Band-Jungspund Justin Chancellor ist nicht einfach nur Bassist, sondern das Rückgrat des kalifornischen Klang-Fundaments. (Bild: Andreas Graf)
Band-Jungspund Justin Chancellor ist nicht einfach nur Bassist, sondern das Rückgrat des kalifornischen Klang-Fundaments.

Rollen sind klar verteilt
Während das Wiener Publikum ungewohnt artig den Drohungen folgt, spulen die Amerikaner schon im ersten Showdrittel einen Auftritt der Superlative ab. Der Titeltrack des aktuellen Albums „Fear Inoculum“ und das ausufernde „Rosetta Stoned“ ziehen sich zur Überlänge hinaus, während das darauffolgende „Pneuma“ mit einer speziellen Art von dissonanter und Klang-Eingängigkeit sofort zu fesseln weiß. Die Rollen auf der Bühne sind klar verteilt. Wunder-Drummer Danny Carey treibt punktgenau auf einem üppigen Kit den Rhythmus und spielt auch mal an Synthesizern und Sequenzern herum. Gitarrist Adam Jones soliert cool mit Sonnenbrille, während Bassist Justin Chancellor für die polternde Tiefe zuständig ist. Keenan selbst ist mit Irokesenschnitt und Schminke eine Mischung aus Horrorclown und Till Lindemann und versteckt sich wie gewohnt durchgehend am hinteren Bühnenpodest.

Die monströse Video-Leinwand zog die rund 10.000 Besucher in der Wiener Stadthalle von Beginn an in ihren Bann. (Bild: Andreas Graf)
Die monströse Video-Leinwand zog die rund 10.000 Besucher in der Wiener Stadthalle von Beginn an in ihren Bann.

Ist sein physischer Abstand gewiss geplant, wirkt der stimmliche für sehr lange Zeit einfach schlecht austariert. Keenans Gesang ist bis zum treibenden und brettharten „The Grudge“ in der späten Mitte des Sets zu stark in den Hintergrund gemischt, während die Instrumentalfraktion den besten Stadthallen-Sound seit langer Zeit erwischt. Die schiere Wucht von Kompositionen wie dem ungewohnt knackigen „Intolerance“ oder dem legendär-eindringlichen „Schism“ pustet die Ohren durch, für das visuelle Vergnügen sorgt eine überdimensionale, die komplette Bühne einnehmende Videowall, auf der Tool zwischen extraterrestrischen Videos und psychedelisch, lavastromartigen Visuals mäandern und eine Sogwirkung entfachen, die sich mit den ständig wechselnden, permanent Haken schlagenden Soundkaskaden perfekt vereint. Seit mehr als 30 Jahren ignorieren Tool beständig Erwartungshaltungen und exerzieren diese Charaktereigenschaft bis zur Perfektion.

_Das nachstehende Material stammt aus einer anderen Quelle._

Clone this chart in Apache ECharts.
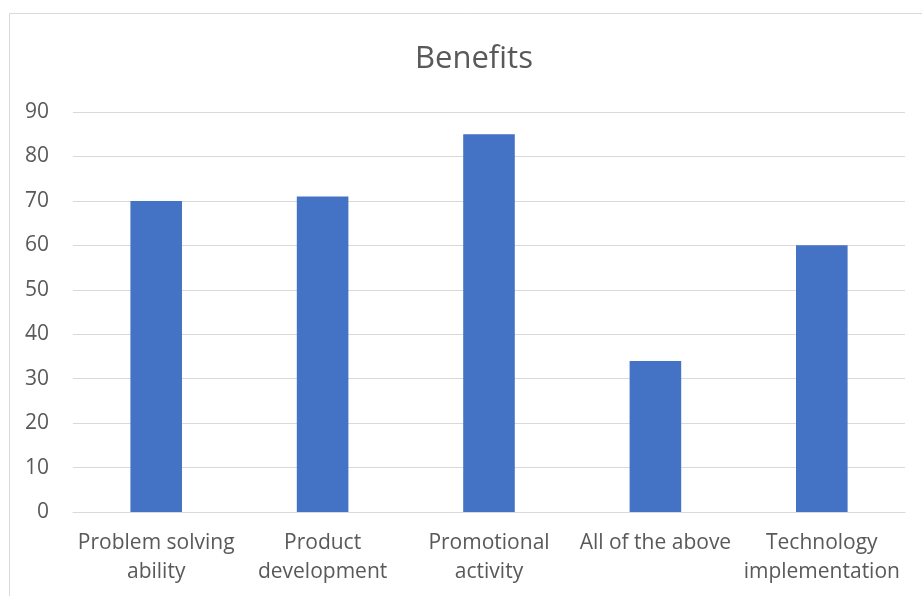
<!DOCTYPE html>
<html>
<head>
<meta charset="utf-8">
<script src="https://cdn.jsdelivr.net/npm/echarts@6/dist/echarts.min.js"></script>
<style>
  html, body { margin: 0; padding: 0; background: #fff; }
  #chart { width: 922px; height: 596px; }
</style>
</head>
<body>
<div id="chart"></div>
<script>
// chart data
var categories = ['Problem solving\nability', 'Product\ndevelopment', 'Promotional\nactivity', 'All of the above', 'Technology\nimplementation'];
var benefitValues = [70, 71, 85, 34, 60];
var yTicks = { min: 0, max: 90, step: 10 };

var textColor = '#595959';
var fontName = '"Open Sans", sans-serif';

var chart = echarts.init(document.getElementById('chart'));
chart.setOption({
  animation: false,
  title: {
    text: 'Benefits',
    left: 410,
    top: 39,
    textStyle: { color: textColor, fontSize: 31, fontWeight: 'normal', fontFamily: fontName }
  },
  // chart frame (cropped at right and bottom like the source)
  graphic: [{
    type: 'rect',
    shape: { x: 9.5, y: 13.5, width: 930, height: 600 },
    style: { fill: 'none', stroke: '#d9d9d9', lineWidth: 1 },
    silent: true
  }],
  grid: { left: 73, right: 17, top: 112, bottom: 84 },
  xAxis: {
    type: 'category',
    data: categories,
    axisLine: { lineStyle: { color: '#d9d9d9', width: 1 } },
    axisTick: { show: false },
    axisLabel: {
      interval: 0,
      color: textColor,
      fontSize: 21,
      fontFamily: fontName,
      lineHeight: 29,
      margin: 17
    }
  },
  yAxis: {
    type: 'value',
    min: yTicks.min,
    max: yTicks.max,
    interval: yTicks.step,
    axisLine: { show: false },
    axisTick: { show: false },
    splitLine: { lineStyle: { color: '#d9d9d9', width: 1 } },
    axisLabel: { color: textColor, fontSize: 21, fontFamily: fontName, margin: 24 }
  },
  series: [{
    type: 'bar',
    data: benefitValues,
    barWidth: '31%',
    itemStyle: { color: '#4472c4' }
  }]
});
</script>
</body>
</html>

Ein bisschen Horrorclown, ein bisschen Till Lindemann: Maynard James Kennan mag es, wenn es gegen gängige Normen geht. (Bild: Andreas Graf)
Ein bisschen Horrorclown, ein bisschen Till Lindemann: Maynard James Kennan mag es, wenn es gegen gängige Normen geht.

In einer eigenen Liga
Neben all der kantigen und rigorosen Regeln (es wurde etwa appelliert, in „passender Kleidung“ zu kommen) bestehen Tool aber auch aus Humor und Selbstironie. Nach zwei Drittel des 140 Minuten langen Sets gibt es etwa eine mit Stoppuhr abgezählte Zwölf-Minuten-Pause, am Ende entlässt man das Publikum mit ABBAs Partyhit „Dancing Queen“ in die aufgetrocknete Frühlingsnacht. Dazwischen meldet sich Carey mit einem Drumsolo zurück, dass er in einem körperbetonten und leuchtenden Bodysuit zelebriert, der Alex Greys 1980 gemaltes Bild „Psychic Energy Systems“ nachempfunden ist – Grey ist bekanntlich für die Artworks der Tool-Alben „Lateralus“ und „10,000 Days“ verantwortlich. Beim Abschlusssong „Stinkfist“ darf auch ganz legal fotografiert und gefilmt werden. Allen kommerziellen und menschlichen Eigenwilligkeiten zum Trotz – die Prog-Metal-Könige spielen in einer eigenen Liga und verschieben weiterhin die Grenzen des scheinbar Möglichen.